Il Caucaso dall’Imam Šamil a Ramzan Kadyrov. Edizioni all’insegna del Veltro, Parma 2024, pp. 192, € 24,00

Dissociandosi da coloro che la individuavano nella Palude Meotide (il Mare d’Azov), Erodoto (IV, 45) situava invece l’estremità orientale dell’Europa oltre la penisola anatolica: nella Colchide (sulle rive delle regioni oggi note come Abcasia e Georgia), nei pressi degli odierni porti georgiani di Poti e Batumi. In effetti la regione caucasica, compresa tra il Mar Nero e il Mare d’Azov ad ovest e il Mar Caspio ad est, più che dividere l’Europa dall’Asia, costituisce un ampio istmo – l’istmo “ponto-caspico” – che le congiunge, confermando ulteriormente la tesi dell’unità continentale eurasiatica.

Convenzionalmente europea, a nord dello spartiacque del Gran Caucaso, è la fascia ciscaucasica, la quale comprende, nel settore caucasico di nord-ovest, Adighezia, Caraciaia-Circassia, Cabardino-Balcaria, Ossezia settentrionale e, nel settore di nord-est, Inguscezia, Cecenia e Daghestan. A sud dello spartiacque, la Transcaucasia, considerata asiatica, è costituita dai territori di Georgia, Armenia e Azerbaigian, nonché da Abcasia, Agiaria ed Ossezia meridionale.

La realtà caucasica è particolarmente complessa sotto gli aspetti etno-linguistico e religioso. Gli idiomi indigeni, appartenenti ad una famiglia linguistica definita “caucasica” in quanto priva di parentela con le altre lingue conosciute, sono stati accorpati dai glottologi in tre gruppi, che corrispondono sostanzialmente a tre settori geografici: nord-occidentale e nord-orientale (ciscaucasici) e sud-occidentale (transcaucasico). Le altre lingue parlate nella regione appartengono alla famiglia indoeuropea (armeno, osseto, russo) e al gruppo turco (azero). Le principali confessioni religiose presenti nella regione sono il cristianesimo ortodosso e l’Islam (sunnita e sciita).

Il mosaico caucasico viene affrontato da Daniele Perra sotto il profilo storico nella prima parte del suo libro, che riassume i rapporti della regione con l’Impero russo, poi con l’URSS e infine con la Federazione Russa.

Nella seconda parte del libro l’attenzione dell’autore si concentra sulle vicende della Cecenia, i cui abitanti nel XV secolo abbracciarono l’Islam sunnita. Circa metà dei Ceceni appartiene a confraternite sufiche, soprattutto alla Naqshbandiyya e alla Qadiriyya; la prima è particolarmente forte nella Cecenia orientale e nel Daghestan, mentre la Qadiriyya ha il suo seguito nel resto del paese.
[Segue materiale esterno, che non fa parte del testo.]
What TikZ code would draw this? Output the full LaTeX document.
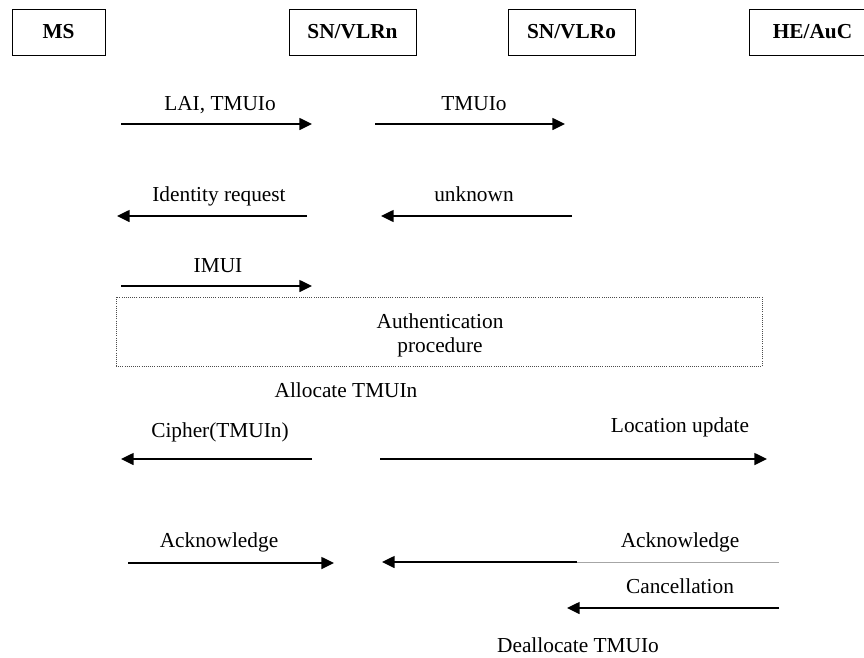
\documentclass[tikz,border=0pt]{standalone}
\usepackage{fontspec}
\setmainfont{Liberation Serif}
\usetikzlibrary{arrows.meta}
\begin{document}
\begin{tikzpicture}[x=0.75pt,y=-0.75pt,
  ent/.style={draw,line width=0.75pt,minimum height=34.5pt,inner sep=0pt,
    font=\fontsize{16}{19}\selectfont\bfseries},
  lbl/.style={anchor=base,inner sep=0pt,font=\fontsize{16}{19}\selectfont},
  msg/.style={line width=1.1pt,-{Triangle[length=9.5pt,width=9pt]}},
  authbox/.style={draw=black!70,densely dotted,line width=0.6pt,inner sep=0pt}]
\useasboundingbox (0,0) rectangle (864,657);
\clip (0,0) rectangle (864,657);

% entities
\node[ent,minimum width=69.75pt] (ms)  at (58.5,32)  {MS};
\node[ent,minimum width=95.25pt] (vn)  at (352.5,32) {SN/VLRn};
\node[ent,minimum width=95.25pt] (vo)  at (571.5,32) {SN/VLRo};
\node[ent,minimum width=95.25pt] (he)  at (812.5,32) {HE/AuC};

% end points of the messages
\coordinate (a1s) at (121,124); \coordinate (a1e) at (312,124);
\coordinate (a2s) at (375,124); \coordinate (a2e) at (565,124);
\coordinate (a3s) at (307,216); \coordinate (a3e) at (117,216);
\coordinate (a4s) at (572,216); \coordinate (a4e) at (381,216);
\coordinate (a5s) at (121,286); \coordinate (a5e) at (312,286);
\coordinate (a6s) at (312,459); \coordinate (a6e) at (121,459);
\coordinate (a7s) at (380,459); \coordinate (a7e) at (767,459);
\coordinate (a8s) at (128,563); \coordinate (a8e) at (334,563);
\coordinate (a9s) at (779,562); \coordinate (a9m) at (577,562); \coordinate (a9e) at (382,562);
\coordinate (a10s) at (779,608); \coordinate (a10e) at (567,608);

% messages
\draw[msg] (a1s) -- (a1e);
\node[lbl] (l1) at (220,110) {LAI, TMUIo};
\draw[msg] (a2s) -- (a2e);
\node[lbl] (l2) at (474,110) {TMUIo};

\draw[msg] (a3s) -- (a3e);
\node[lbl] (l3) at (219,201) {Identity request};
\draw[msg] (a4s) -- (a4e);
\node[lbl] (l4) at (474,201) {unknown};

\draw[msg] (a5s) -- (a5e);
\node[lbl] (l5) at (218,272) {IMUI};

% authentication procedure
\node[authbox,minimum width=484.5pt,minimum height=51.75pt] (auth) at (439,331.5) {};
\node[inner sep=0pt,align=center,font=\fontsize{16}{18}\selectfont] (authtxt) at (440,335) {Authentication\\ procedure};

\node[lbl] (alloc) at (346,397) {Allocate TMUIn};

\draw[msg] (a6s) -- (a6e);
\node[lbl] (l6) at (220,437) {Cipher(TMUIn)};
\draw[msg] (a7s) -- (a7e);
\node[lbl] (l7) at (680,432) {Location update};

\draw[msg] (a8s) -- (a8e);
\node[lbl] (l8) at (219,547) {Acknowledge};
\draw[black!35,line width=0.7pt] (a9s) -- (a9m);
\draw[msg] (a9m) -- (a9e);
\node[lbl] (l9) at (680,547) {Acknowledge};

\draw[msg] (a10s) -- (a10e);
\node[lbl] (l10) at (680,593) {Cancellation};

\node[lbl] (dealloc) at (578,652) {Deallocate TMUIo};
\end{tikzpicture}
\end{document}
Nei primi anni del XIX secolo la Cecenia fece parte di quell’Imamato Caucasico che, giunto al suo apogeo sotto la guida del leggendario Imam Shamil, oltre alla Cecenia comprese anche il Daghestan, la Circassia e alcune parti dell’Inguscezia, assumendo i caratteri di uno Stato teocratico rigidamente militarizzato. Rievocata questa fase della storia cecena, che si concluse con la conquista russa del Caucaso, l’Autore si sofferma sul periodo sovietico, che durante la seconda guerra mondiale vide la collaborazione dei Ceceni col Terzo Reich, la loro deportazione in Asia centrale e il loro successivo rimpatrio.

Dopo essersi soffermato sui due conflitti russo-ceceni e sulle interferenze occidentali nella regione, l’Autore descrive le vicende della Cecenia nella fase che si aprì nel 2006, allorché Ramzan Kadyrov assunse la carica di Primo Ministro per divenire poi Presidente nell’anno seguente. Il capitolo finale (nel quale viene opportunamente riportato il testo integrale del documento emanato dalla conferenza islamica di Groznyj sull’identità sunnita, con la relativa condanna del terrorismo sostenuto dall’Occidente) illustra gli sforzi dell’attuale dirigenza cecena per trasformare la piccola repubblica caucasica in “un polo geopolitico all’interno della macroarea che collega Mar d’Azov, Mar Nero e Mar Caspio, al fine di farne un ponte tra la Russia, il Levante e la Penisola arabica da un lato e l’Asia centrale dall’altro”. Nel quadro di questa strategia, la funzione di Ramzan Kadyrov è diventata fondamentale per la Federazione Russa, di cui la Cecenia è parte integrante e vitale.